SunPower and Total have announced that the two companies have entered into a broad strategic relationship to shape the future of the solar industry. Total Group will launch a friendly tender offer through a wholly owned subsidiary for up to 60 percent of SunPower’s outstanding Class A Common shares and 60 percent of SunPower’s outstanding Class B Common shares at a price of $23.25/share for each class. The offer price represents a 46 percent premium over the April 27th, 2011 closing price of SunPower’s Class A common stock and a 49 percent premium over the April 27th, 2011 closing price of SunPower’s Class B common stock, and values SunPower’s equity at $2.3 billion.
In addition, Total will provide SunPower with up to $1 billion of credit support over the next five years. Following closing of the transaction, which has been approved by the boards of both companies, SunPower will continue to operate with its current management team.
Under the terms of the tender offer agreement, SunPower shareholders will receive $23.25 per share in cash at closing for each share validly tendered in the tender offer, subject to pro-ration in the event that more than 60 percent of SunPower’s Class A and Class B shares are tendered. Total expects to begin its tender offer within 10 business days. Following the completion of the transaction, SunPower’s shares will continue to trade on Nasdaq under the symbols “SPWRA” and “SPWRB. The closing of the tender offer is conditioned on a minimum of 50% of the outstanding shares of each of the Class A and Class B common stock being tendered, clearance by U.S. and European Union antitrust authorities, and other customary closing conditions.
Under the credit support agreement, Total will offer to guarantee an amount up to $1 billion of SunPower’s repayment obligations with respect to letters of credit issued over the next five years in connection with SunPower’s global utility power plant and large commercial installation businesses. This credit support should allow SunPower to substantially reduce the total costs of its letters of credit and financing. SunPower’s affilitation with Total is expected to benefit SunPower, lowering its cost of capital and increasing its access to uncollateralized debt financing.
In addition, SunPower and Total have entered into an affiliation agreement under which Total will nominate a majority of directors to SunPower’s board of directors, which will be expanded to 11 members following the closing. This agreement also includes conditions on Total’s ability to purchase additional shares of SunPower. Specified transactions between Total and SunPower shall be approved in advance by SunPower’s independent board members.

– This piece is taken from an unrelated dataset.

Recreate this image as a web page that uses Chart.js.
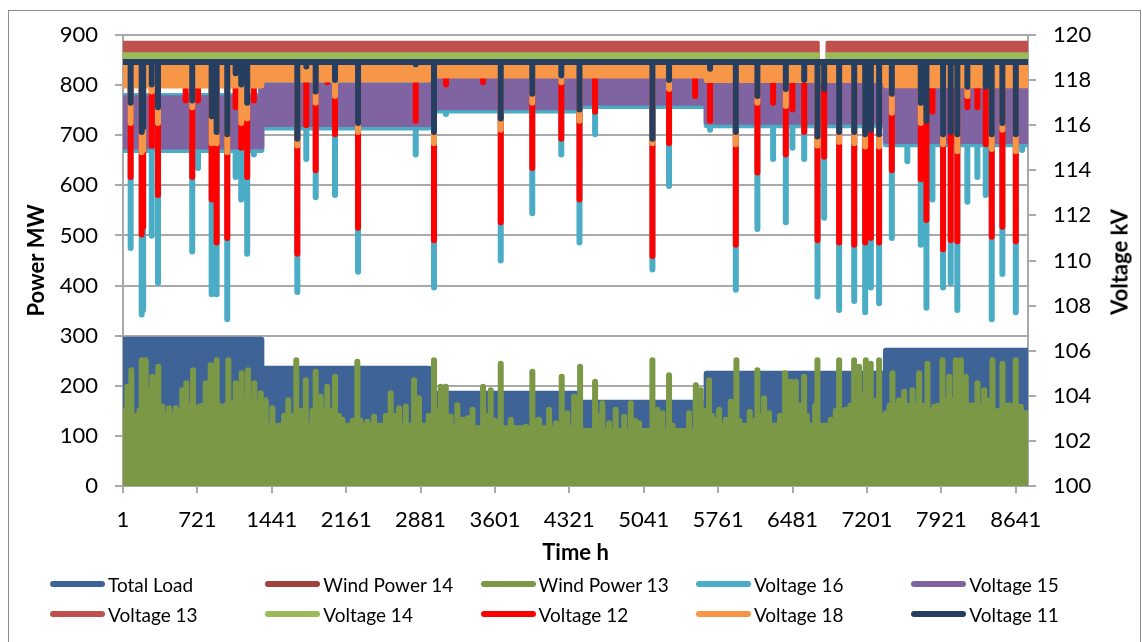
<!DOCTYPE html>
<html>
<head>
    <title>Power and Voltage</title>
    <script src="https://cdn.jsdelivr.net/npm/chart.js"></script>
    <style>
        body {
            margin: 0;
            background-color: #fff;
            font-family: Lato, sans-serif;
        }
        #frame {
            position: absolute;
            left: 8px;
            top: 10px;
            width: 1131px;
            height: 640px;
            border: 1px solid #8c8c8c;
        }
        #myChart {
            position: absolute;
            left: 0;
            top: 0;
        }
        #voltTitle {
            position: absolute;
            left: 1119px;
            top: 262px;
            transform: translate(-50%, -50%) rotate(-90deg);
            font: bold 22px Lato, sans-serif;
            white-space: nowrap;
            color: #000;
        }
        #legend {
            position: absolute;
            left: 50px;
            top: 569px;
            display: grid;
            grid-template-columns: repeat(5, 215.3px);
            grid-auto-rows: 30px;
            font: 19px Lato, sans-serif;
            color: #000;
        }
        #legend .item {
            display: flex;
            align-items: center;
            white-space: nowrap;
        }
        #legend .swatch {
            width: 55px;
            height: 6px;
            border-radius: 3px;
            margin-right: 3px;
        }
    </style>
</head>
<body>
    <div id="frame"></div>
    <canvas id="myChart" width="1142" height="642"></canvas>
    <div id="voltTitle">Voltage kV</div>
    <div id="legend"></div>
<script>
// hours of the year
var firstHour = 1;
var lastHour = 8760;
var hourTicks = [1, 721, 1441, 2161, 2881, 3601, 4321, 5041, 5761, 6481, 7201, 7921, 8641];

// the year splits into periods where the bands stay at one level
var periodStart = [1, 1340, 2960, 4400, 5650, 7385];

// Total Load upper edge, MW (one value per period)
var loadTop = [292, 234, 184, 166, 224, 270];
// solid part of the wind power mass, MW (one value per period)
var wind13Base = [140, 120, 115, 110, 120, 145];

// voltage bands, kV (one value per period)
var v18Top = [118.55, 118.55, 118.55, 118.55, 118.55, 118.55];
var v18Bottom = [117.76, 118.03, 118.2, 118.2, 118.0, 117.77];
var v15Top = [117.2, 117.75, 118.0, 118.05, 118.0, 117.9];
var v15Bottom = [115.05, 116.05, 116.8, 117.0, 116.15, 115.3];
var v16Top = [117.3, 117.85, 118.05, 118.1, 118.05, 117.95];
var v16Bottom = [114.9, 115.9, 116.65, 116.85, 116.0, 115.15];
var v13Band = [119.2, 119.68];
var v14Band = [118.95, 119.17];
var v11Level = 118.8;
var v12Level = 118.75;
var gapHours = [6730, 6815];   // Voltage 13 / 14 drop out here

// voltage dips: hour and lowest value of each series (null = no dip)
var spikeHours = [75, 182, 196, 279, 340, 608, 671, 727, 859, 907, 1010, 1091, 1145, 1203, 1268, 1688, 1775, 1866, 1978, 2053, 2276,
    2834, 3011, 3127, 3486, 3657, 3962, 4243, 4419, 4570, 5125, 5286, 5538, 5683, 5932, 6141, 6293, 6416, 6480, 6594, 6723,
    6787, 6932, 7078, 7184, 7239, 7319, 7442, 7592, 7722, 7777, 7835, 7938, 8012, 8076, 8173, 8270, 8351, 8409, 8512, 8642, 8703];
var v11Dip = [117.0, 115.7, 115.9, 117.8, 116.8, null, 117.1, null, 116.4, 115.7, 115.6, 118.3, 117.8, 117.0, null, 115.4, 118.6, 117.5, null, 118.0, 116.1,
    118.7, 115.7, null, null, 116.3, 117.4, 118.2, 116.7, null, 115.4, 118.0, null, 118.5, 115.7, 117.3, null, 117.6, null, 118.0, 115.5,
    117.6, 115.7, 115.7, 115.6, 115.8, 115.6, 117.4, null, 117.0, 116.2, null, 115.6, 115.7, 115.6, 117.7, null, 117.7, 115.6, 116.1, 115.6, null];
var v18Dip = [116.1, 114.8, 114.9, 117.5, 116.1, null, 116.8, null, 115.2, 115.2, 114.8, null, 116.1, 116.3, null, 115.1, null, 117.0, null, 117.3, 115.7,
    null, 115.2, null, null, 115.8, 117.0, 117.9, 116.2, null, 115.2, 117.6, null, null, 115.15, 117.0, null, 116.85, null, null, 115.1,
    null, 115.25, 115.2, 115.05, null, 115.05, 116.55, null, 116.1, null, null, 115.15, null, 114.85, 117.3, null, null, 114.95, 115.8, 114.85, null];
var v12Dip = [113.7, 111.15, 111.5, 115.1, 112.9, 117.1, 113.7, 117.1, 112.7, 110.8, 111.0, 116.8, 115.0, 113.7, 117.1, 110.3, 116.0, 114.0, 117.9, 115.6, 111.45,
    116.2, 110.9, 117.8, 117.9, 111.7, 114.1, 115.4, 112.7, 116.6, 110.2, 115.2, 117.3, 116.2, 110.7, 113.9, 117.0, 114.7, 116.7, 115.7, 110.9,
    114.6, 110.8, 110.7, 110.8, 111.0, 110.8, 114.0, null, 113.6, 111.8, 116.6, 110.5, 110.9, 110.85, 116.8, 116.8, 115.15, 111.05, 111.5, 110.85, null];
var v16Dip = [110.55, 107.6, 107.8, 111.1, 109.0, null, 110.4, 114.1, 108.5, 108.5, 107.4, 113.7, 112.7, 110.3, 114.7, 108.6, 114.5, 112.8, null, 112.9, 109.5,
    114.7, 108.8, 116.5, null, 110.0, 112.1, 114.7, 110.8, 115.6, 109.6, 113.3, 116.9, 115.8, 108.7, 111.4, 114.5, 111.7, 115.0, 114.5, 108.4,
    111.9, 107.8, 108.2, 107.7, 108.8, 108.1, 111.0, 114.4, 110.7, 107.9, 112.7, 108.8, 109.0, 107.8, 112.6, 113.7, 112.9, 107.4, 109.4, 107.7, 114.9];

// wind power readings [hour, MW]
var wind13Power = [
    [1, 150], [43, 198], [62, 150], [82, 231], [100, 140], [124, 138], [160, 150], [182, 251], [200, 160], [221, 251], [240, 165], [253, 191],
    [268, 160], [285, 218], [315, 160], [343, 238], [362, 150], [382, 158], [446, 155], [511, 155], [550, 150], [575, 191], [595, 165], [614, 205],
    [645, 160], [679, 231], [705, 150], [737, 158], [770, 160], [801, 205], [825, 170], [850, 241], [878, 170], [908, 251], [935, 160], [962, 150],
    [990, 160], [1020, 251], [1055, 165], [1092, 205], [1120, 170], [1150, 225], [1180, 175], [1211, 231], [1240, 170], [1272, 205], [1300, 165],
    [1334, 185], [1382, 171], [1447, 155], [1511, 118], [1560, 140], [1601, 171], [1640, 140], [1678, 251], [1720, 150], [1770, 211], [1802, 111],
    [1835, 150], [1866, 228], [1890, 150], [1914, 178], [1945, 150], [1978, 198], [2015, 150], [2053, 218], [2090, 140], [2124, 132], [2182, 65],
    [2225, 130], [2269, 248], [2300, 130], [2366, 128], [2431, 138], [2495, 118], [2545, 140], [2592, 185], [2630, 140], [2673, 155],
    [2738, 158], [2818, 211], [2840, 150], [2866, 175], [2915, 110], [2960, 140], [3011, 251], [3040, 150], [3076, 198], [3100, 150], [3125, 198],
    [3173, 138], [3237, 161], [3286, 132], [3334, 135], [3383, 152], [3447, 105], [3486, 198], [3520, 140], [3560, 191], [3600, 130], [3657, 244],
    [3705, 92], [3754, 132], [3802, 105], [3899, 118], [3963, 228], [4000, 130], [4028, 132], [4125, 152], [4190, 125], [4247, 218], [4275, 140],
    [4302, 145], [4367, 178], [4425, 238], [4480, 65], [4570, 208], [4600, 140], [4641, 165], [4706, 125], [4770, 152], [4851, 138], [4915, 165],
    [4960, 130], [4996, 125], [5061, 78], [5125, 251], [5150, 140], [5173, 152], [5222, 145], [5286, 221], [5320, 120], [5351, 105], [5415, 78],
    [5480, 145], [5545, 201],
    [5593, 191], [5630, 150], [5673, 211], [5700, 140], [5722, 132], [5770, 152], [5835, 132], [5883, 168], [5910, 140], [5938, 251], [5965, 130],
    [5996, 105], [6067, 148], [6100, 130], [6141, 231], [6170, 140], [6206, 175], [6254, 145], [6319, 98], [6360, 140], [6409, 225], [6440, 160],
    [6464, 208], [6490, 160], [6513, 208], [6550, 160], [6593, 218], [6620, 140], [6641, 118], [6700, 160], [6722, 251], [6745, 60], [6770, 20],
    [6800, 60], [6851, 132], [6900, 150], [6932, 251], [6965, 150], [6996, 152], [7040, 160], [7077, 251], [7100, 180], [7125, 238], [7160, 180],
    [7190, 251], [7215, 190], [7238, 244], [7280, 170], [7319, 251], [7350, 140], [7384, 105], [7420, 160], [7448, 225], [7480, 160], [7513, 171],
    [7561, 188], [7600, 160], [7642, 191], [7675, 160], [7706, 225], [7740, 160], [7787, 244], [7820, 150], [7852, 158], [7890, 160], [7932, 251],
    [7965, 170], [7997, 218], [8030, 170], [8061, 251], [8085, 180], [8110, 251], [8135, 180], [8158, 218], [8190, 160], [8223, 161], [8250, 160],
    [8271, 205], [8300, 160], [8336, 191], [8375, 170], [8416, 251], [8440, 150], [8464, 118], [8490, 150], [8513, 244], [8545, 160], [8577, 161],
    [8610, 160], [8642, 251], [8665, 150], [8690, 158], [8722, 118], [8760, 78]
];
// mostly hidden under Wind Power 13
var wind14Power = [[1, 55], [6740, 55], [6770, 15], [6800, 55], [8760, 55]];

var seriesNames = ['Total Load', 'Wind Power 14', 'Wind Power 13', 'Voltage 16', 'Voltage 15',
    'Voltage 13', 'Voltage 14', 'Voltage 12', 'Voltage 18', 'Voltage 11'];
var seriesColors = ['#3E6497', '#A0413C', '#7B9846', '#4BACC6', '#8064A2',
    '#C0504D', '#9BBB59', '#FF0000', '#F79646', '#263F61'];

// ---- helpers that turn the arrays into points ----
function levelAt(levels, h) {
    var i = 0;
    while (i + 1 < periodStart.length && periodStart[i + 1] <= h) i++;
    return levels[i];
}

function stepPoints(levels) {
    var pts = [];
    for (var i = 0; i < periodStart.length; i++) {
        var end = i + 1 < periodStart.length ? periodStart[i + 1] : lastHour;
        pts.push({x: periodStart[i], y: levels[i]});
        pts.push({x: end, y: levels[i]});
    }
    return pts;
}

// spikes go straight up/down from the period level
function withSpikes(levels, hours, values) {
    var pts = stepPoints(levels);
    hours.forEach(function (h, i) {
        if (values[i] === null) return;
        var lv = levelAt(levels, h);
        pts.push({x: h, y: lv}, {x: h, y: values[i]}, {x: h, y: lv});
    });
    return pts.sort(function (a, b) { return a.x - b.x; });
}

function edgeWithDips(levels, dips) {
    return withSpikes(levels, spikeHours, dips || spikeHours.map(function () { return null; }));
}

function bandShape(top, bottom, dips) {
    return stepPoints(top).concat(edgeWithDips(bottom, dips).reverse());
}

function gapBand(band) {
    var lo = band[0], hi = band[1], g0 = gapHours[0], g1 = gapHours[1];
    return [
        {x: firstHour, y: hi}, {x: g0, y: hi}, {x: g0, y: v11Level}, {x: g1, y: v11Level}, {x: g1, y: hi}, {x: lastHour, y: hi},
        {x: lastHour, y: lo}, {x: g1, y: lo}, {x: g1, y: v11Level}, {x: g0, y: v11Level}, {x: g0, y: lo}, {x: firstHour, y: lo}
    ];
}

function flat(v) {
    return periodStart.map(function () { return v; });
}

function pairs(list) {
    return list.map(function (p) { return {x: p[0], y: p[1]}; });
}

var windHours = wind13Power.map(function (p) { return p[0]; });
var windValues = wind13Power.map(function (p) { return p[1]; });

var seriesData = [
    {data: stepPoints(loadTop), axis: 'y', fill: 'origin', width: 6},
    {data: pairs(wind14Power), axis: 'y', fill: 'origin', width: 5},
    {data: withSpikes(wind13Base, windHours, windValues), axis: 'y', fill: 'origin', width: 6},
    {data: bandShape(v16Top, v16Bottom, v16Dip), axis: 'y1', fill: 'shape', width: 6},
    {data: bandShape(v15Top, v15Bottom, null), axis: 'y1', fill: 'shape', width: 6},
    {data: gapBand(v13Band), axis: 'y1', fill: 'shape', width: 3},
    {data: gapBand(v14Band), axis: 'y1', fill: 'shape', width: 3},
    {data: edgeWithDips(flat(v12Level), v12Dip), axis: 'y1', fill: false, width: 6},
    {data: bandShape(v18Top, v18Bottom, v18Dip), axis: 'y1', fill: 'shape', width: 6},
    {data: edgeWithDips(flat(v11Level), v11Dip), axis: 'y1', fill: false, width: 6}
];

var datasets = seriesData.map(function (s, i) {
    return {
        label: seriesNames[i],
        data: s.data,
        yAxisID: s.axis,
        borderColor: seriesColors[i],
        backgroundColor: seriesColors[i],
        borderWidth: s.width,
        fill: s.fill,
        pointRadius: 0,
        tension: 0,
        borderJoinStyle: 'round',
        borderCapStyle: 'round',
        order: seriesNames.length - i   // later series drawn on top
    };
});

var gridGray = '#A9A9A9';
var tickFont = {family: 'Lato', size: 22};
var titleFont = {family: 'Lato', size: 22, weight: 'bold'};

var ctx = document.getElementById('myChart').getContext('2d');
var myChart = new Chart(ctx, {
    type: 'line',
    data: {datasets: datasets},
    options: {
        responsive: false,
        animation: false,
        events: [],
        layout: {padding: {top: 35, left: 0, right: 0, bottom: 0}},
        plugins: {
            legend: {display: false},
            tooltip: {enabled: false}
        },
        scales: {
            x: {
                type: 'linear',
                bounds: 'data',
                min: firstHour,
                max: lastHour,
                afterBuildTicks: function (scale) {
                    scale.ticks = hourTicks.map(function (v) { return {value: v}; });
                },
                afterFit: function (scale) { scale.height = 156; },
                grid: {drawOnChartArea: false, color: gridGray, lineWidth: 2, tickLength: 7},
                border: {color: gridGray, width: 2},
                ticks: {
                    autoSkip: false,
                    maxRotation: 0,
                    padding: 14,
                    color: '#000',
                    font: tickFont,
                    callback: function (v) { return String(v); }
                },
                title: {display: true, text: 'Time h', color: '#000', font: titleFont, padding: {top: 0, bottom: 76}}
            },
            y: {
                position: 'left',
                min: 0,
                max: 900,
                ticks: {stepSize: 100, padding: 17, color: '#000', font: tickFont},
                grid: {color: gridGray, lineWidth: 2, tickLength: 8},
                border: {color: gridGray, width: 2},
                afterFit: function (scale) { scale.width = 123; },
                title: {display: true, text: 'Power MW', color: '#000', font: titleFont, padding: {top: 24, bottom: 0}}
            },
            y1: {
                position: 'right',
                min: 100,
                max: 120,
                ticks: {stepSize: 2, padding: 17, color: '#000', font: tickFont},
                grid: {drawOnChartArea: false, color: gridGray, lineWidth: 2, tickLength: 8},
                border: {color: gridGray, width: 2},
                afterFit: function (scale) { scale.width = 114; }
            }
        }
    }
});

// legend in five columns like the original
var html = '';
for (var i = 0; i < seriesNames.length; i++) {
    html += '<div class="item"><span class="swatch" style="background:' + seriesColors[i] + '"></span>' + seriesNames[i] + '</div>';
}
document.getElementById('legend').innerHTML = html;
</script>
</body>
</html>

SunPower and Total have also entered into a research and collaboration agreement under which the companies will focus on advancing photovoltaic technologies across multiple research and development projects.
SunPower intends to call a meeting of its stockholders within six months following closing to combine its Class A and Class B common stock into a single class of common stock with one vote per share. This plan is subject to the company’s receipt of a tax opinion that such reclassification will be permitted on a tax free basis, and Total has agreed to vote its shares in favor of the reclassification.